I cannot fix most of what is going on, but God can. When required, I need to speak out, but I also need to live with serenity and love towards those in my sphere of influence.
To treat those around me as I desire to be treated…
To learn to love others…
To act and react as He would.
I pray that I will have the courage to live this out, on the good days and on the hard ones.
I pray that I will also have the courage to take up the task that God has asked me to do for Him, serving those in my sphere of influence as He would.
I pray the same for you.
*My Mom has not been well this past month—her courage in trusting God’s sovereign will in her life is an example to us. Aging is not easy, and we all need to consider the Golden Rule in how we would want to be treated as we age ourselves.
Your Musings This Week
*So how are you doing with dealing with the events of your own life? Dealing with the News? Dealing with hard times?

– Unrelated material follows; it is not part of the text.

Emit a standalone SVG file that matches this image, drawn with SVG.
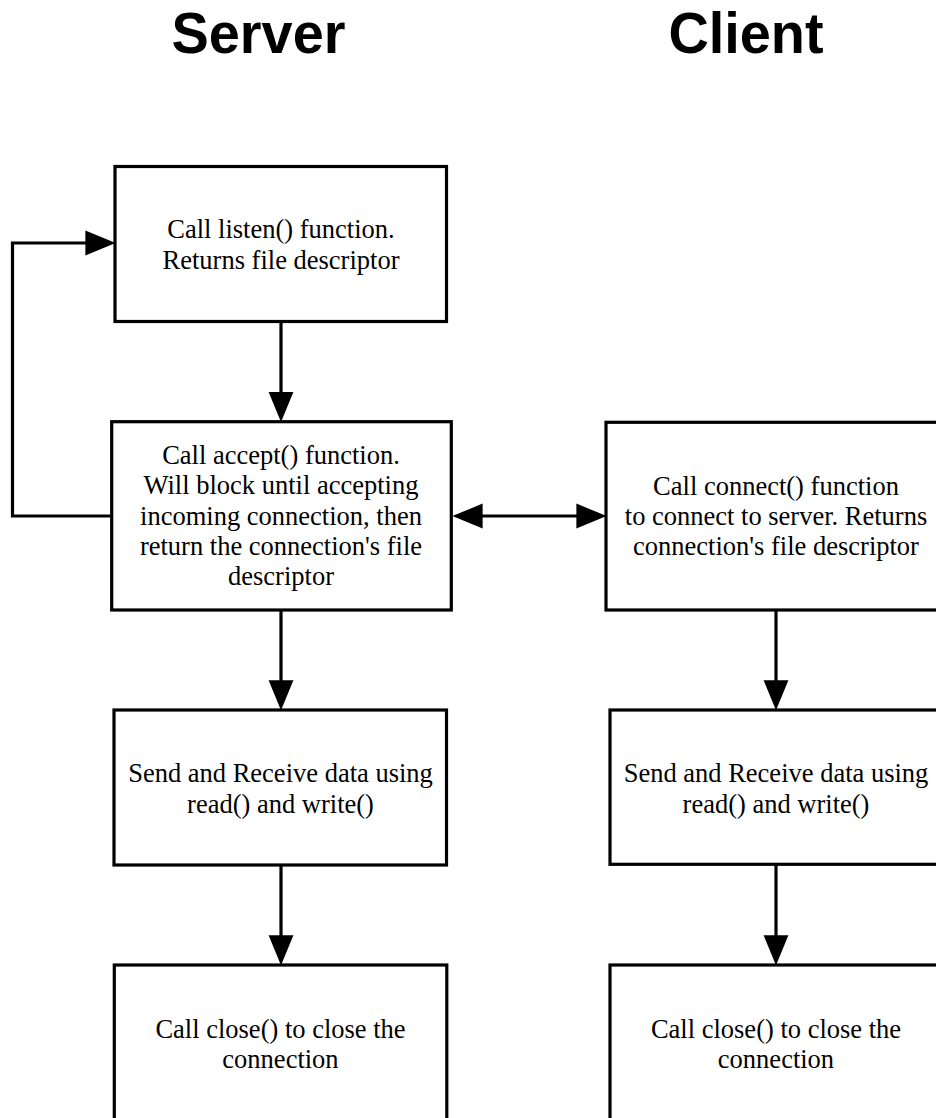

If you have chosen to live a life of faith in Jesus, I hope that the Golden Rule is evident in how you love and care for others, no matter how they treat you.
If that is a decision you are debating about, or you are interested in seeking out more information, please find someone whom you can ask about how to live in joy and serenity God’s way, in order to be available to those in your own sphere of influence.
*Enjoy these final days of summer:) Rest, relax and read a good book, even one that makes you think, or maybe one where you don’t need to ponder very much at all—just enjoy.